%%
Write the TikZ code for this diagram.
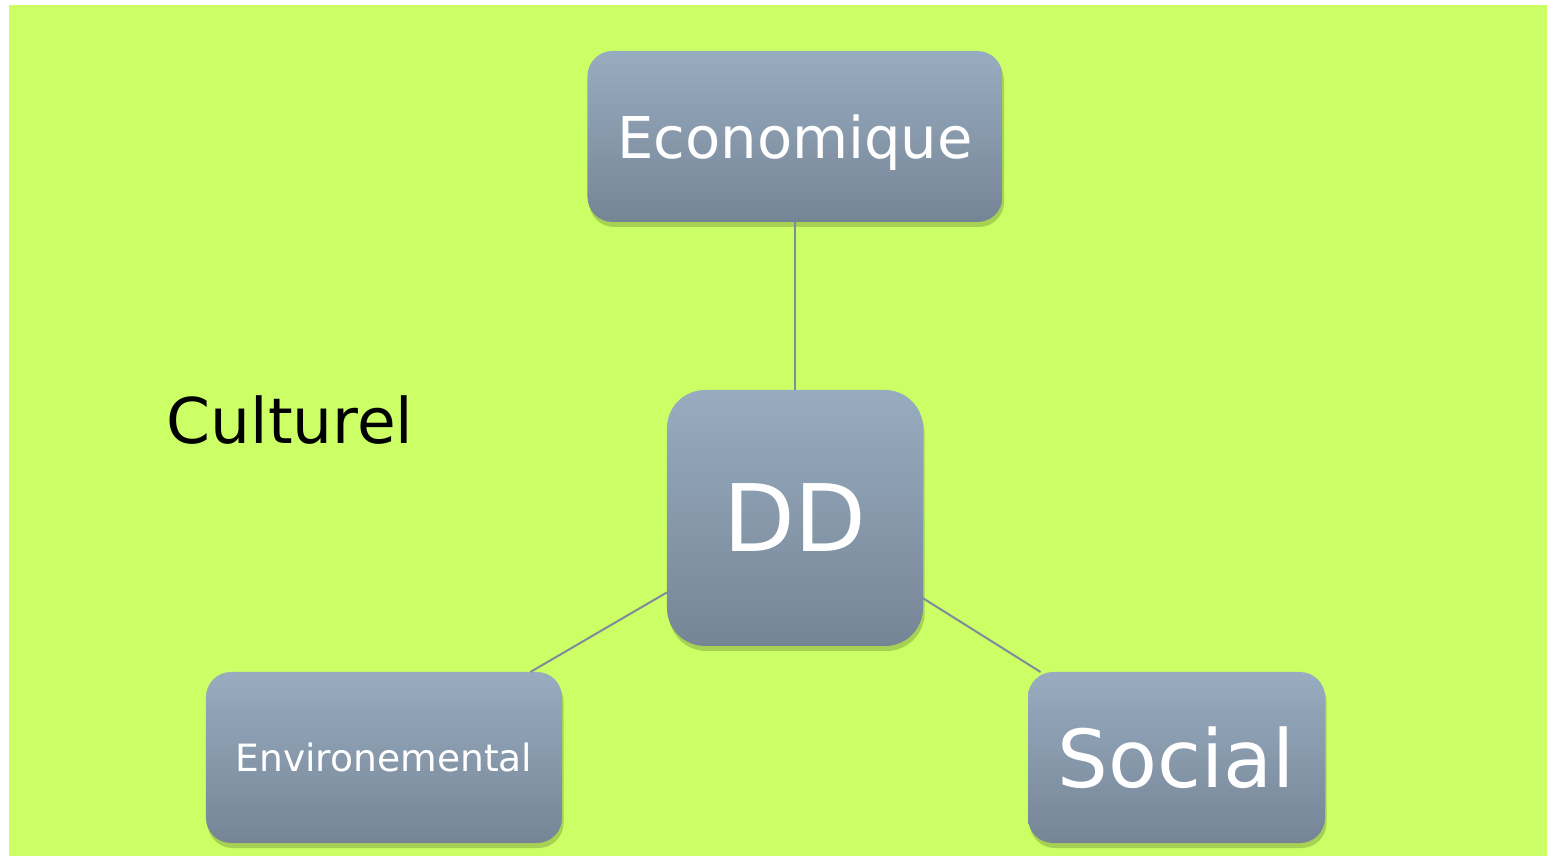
\documentclass[tikz,border=0pt]{standalone}
\usepackage{fontspec}
\setmainfont{DejaVu Sans}
\usepackage{tikz}
\usetikzlibrary{positioning}
\usetikzlibrary{shadows}
\definecolor{bggreen}{RGB}{204,255,102}
\definecolor{boxtop}{RGB}{152,172,192}
\definecolor{boxbot}{RGB}{118,133,150}
\definecolor{linegray}{RGB}{127,138,156}

\begin{document}
\begin{tikzpicture}
[box node/.style={rectangle, rounded corners=12.5pt, top color=boxtop,
    bottom color=boxbot, text=white, inner sep=0pt, outer sep=0pt,
    minimum height=85.5pt,
    drop shadow={fill=black, opacity=0.18, shadow xshift=0.8pt, shadow yshift=-2.5pt}},
  empt node/.style={inner sep=0pt, outer sep=0pt},
  link/.style={draw=linegray, line width=1pt}]

    \useasboundingbox (-397.5pt,259pt) rectangle (376pt,-169pt);
    \fill[bggreen] (-393pt,256.5pt) rectangle (376pt,-169pt);

    \node [box node, minimum width=128pt, minimum height=128pt,
      rounded corners=19pt, font=\fontsize{46.6}{50}\selectfont] (dd) at (0,0) {DD};
    \node [box node, minimum width=207.5pt, text depth=0pt,
      font=\fontsize{28.8}{32}\selectfont] (eco) [above=84pt of dd] {Economique};
    \node [box node, minimum width=178pt,
      font=\fontsize{18.8}{21}\selectfont] (env) [below left=13pt and 52.5pt of dd] {Environemental};
    \node [box node, minimum width=148.5pt,
      font=\fontsize{40}{43}\selectfont] (soc) [below right=13pt and 52.5pt of dd] {Social};
    \node [empt node, font=\fontsize{31.5}{34}\selectfont] (cult) at (-252.5pt,49pt) {Culturel};

    \draw[link] (eco) -- (dd);
    \draw[link] (env) -- (dd);
    \draw[link] (soc) -- (dd);
\end{tikzpicture}
\end{document}
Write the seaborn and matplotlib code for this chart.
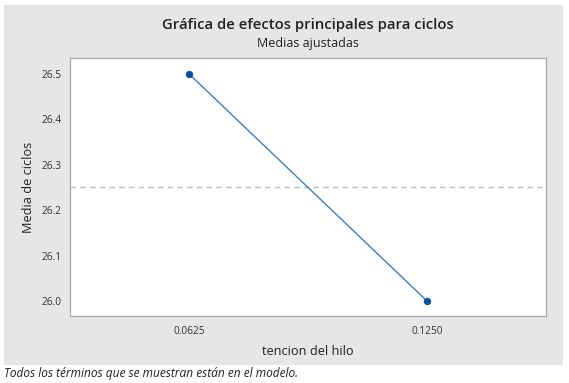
%%
Every line of the data above should be quoted exactly. Omit the pictures.

Answer to this task:
Write the TikZ code for this diagram.
\documentclass[tikz,border=0pt]{standalone}
\usepackage{fontspec}
\setmainfont{DejaVu Sans}
\usepackage{tikz}
\usetikzlibrary{positioning}
\usetikzlibrary{shadows}
\definecolor{bggreen}{RGB}{204,255,102}
\definecolor{boxtop}{RGB}{152,172,192}
\definecolor{boxbot}{RGB}{118,133,150}
\definecolor{linegray}{RGB}{127,138,156}

\begin{document}
\begin{tikzpicture}
[box node/.style={rectangle, rounded corners=12.5pt, top color=boxtop,
    bottom color=boxbot, text=white, inner sep=0pt, outer sep=0pt,
    minimum height=85.5pt,
    drop shadow={fill=black, opacity=0.18, shadow xshift=0.8pt, shadow yshift=-2.5pt}},
  empt node/.style={inner sep=0pt, outer sep=0pt},
  link/.style={draw=linegray, line width=1pt}]

    \useasboundingbox (-397.5pt,259pt) rectangle (376pt,-169pt);
    \fill[bggreen] (-393pt,256.5pt) rectangle (376pt,-169pt);

    \node [box node, minimum width=128pt, minimum height=128pt,
      rounded corners=19pt, font=\fontsize{46.6}{50}\selectfont] (dd) at (0,0) {DD};
    \node [box node, minimum width=207.5pt, text depth=0pt,
      font=\fontsize{28.8}{32}\selectfont] (eco) [above=84pt of dd] {Economique};
    \node [box node, minimum width=178pt,
      font=\fontsize{18.8}{21}\selectfont] (env) [below left=13pt and 52.5pt of dd] {Environemental};
    \node [box node, minimum width=148.5pt,
      font=\fontsize{40}{43}\selectfont] (soc) [below right=13pt and 52.5pt of dd] {Social};
    \node [empt node, font=\fontsize{31.5}{34}\selectfont] (cult) at (-252.5pt,49pt) {Culturel};

    \draw[link] (eco) -- (dd);
    \draw[link] (env) -- (dd);
    \draw[link] (soc) -- (dd);
\end{tikzpicture}
\end{document}
Write the seaborn and matplotlib code for this chart.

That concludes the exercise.